His personality was becoming distinctive, as his limitations were. His grasp was restricted largely to this land he loved. He was not an intellectual. If he was an idealist, it was half-unconsciously. There was imagination in him, and sensitiveness and common sense. Ideas could claim him, and he felt close to humanity, which embraced all things. The community was important, the community of his family, of his fellows, of his people.

Boy in Khaki

He finished school at 17. Then he went full-time into the Palmach. All his boyhood experience was thrown into that melting-pot. It set the hallmark upon his character. Once he came on leave, an N.C.O. There was nothing warlike about him. He was a big kid in khaki, a little self-conscious about his soldiering. But the man was near maturing. There was a new firmness in the line of his chin. His movements were more precise.

There is a common belief according to which Palestinian Jewish youth are a generation of hard people, intensely self-centred, intolerant, arrogant, repelling all not set in its own mould. Glittering, it is true, but with the brightness of a polished surface, throwing back the light to which it refuses access. No doubt there are some who fit this picture of the Palestinian. For, beneath there is an essential sympathy and friendliness, and a deep humanity. This youth of Tanchik's is a self-contained community. It is rough-and-ready. It recognizes personality and individuality and dislikes snobbishness. The prig stands no chance: you must be human. It knows no classes. Ideas are more important than men.

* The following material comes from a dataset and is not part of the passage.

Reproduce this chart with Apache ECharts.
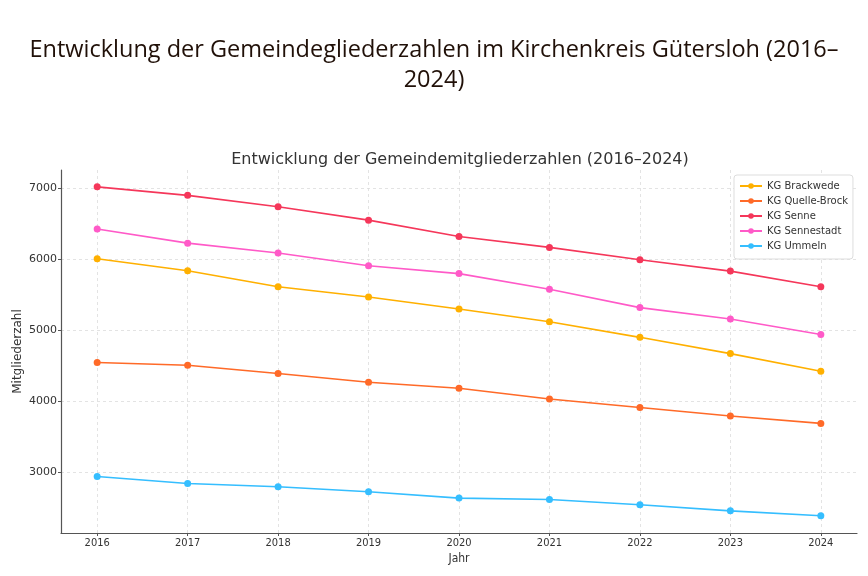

If its horizon is limited, it is because it is Generation One to the new Homeland. When you beat out new paths, relearn ways untrodden for a couple of thousands years, start re-building traditions - you haven't much thought for remote horizons. And yet, precisely because of the spirit of its own ancient traditions, and the bitter history of its people at the hands of mankind, it is keyed to human progress. But it hates the turgid sentiment, in which some of its elders indulge.

Time to Fight

They knew that the time would come when they would have to fight for their liberty and the right of their people to live here as free men. So soldiering came to them as a matter of course. The Haganah, the Palmach, itself the product of this youth, also helped to mould it. In its ranks, every one of them is exposed to the stark gaze of the other. They regard one another by simple standards, with a searching eye and a stringent judgment. "Is it a stout fellow? Is he the man for the job?" If he is not, they can be pitiless.

They judge a man by his worth among his fellows - to be a hevraman is a cardinal virtue. The spirit of the Haganah is above all the spirit of friendship and loyalty; friendship in a community of danger; friendship between officers and men.

The are doubly armoured. Bu the insurgent hope of a normal, vital youth that sees the uprising of a new world upon the shoulders of its generation; and by the immediate stakes: the fulfillment of an age-old striving for freedom - or the indefinite perpetuation of a bitter subjection.

He was ready for life. Just within reach of his long arms lay waiting for him. But somewhere in Galilee, in the soil he loved, he lies buried in his uniform.

Tanchik's part is ended. It was not unworthy of this youth to which he belongs and of the momentous hour to which he was born.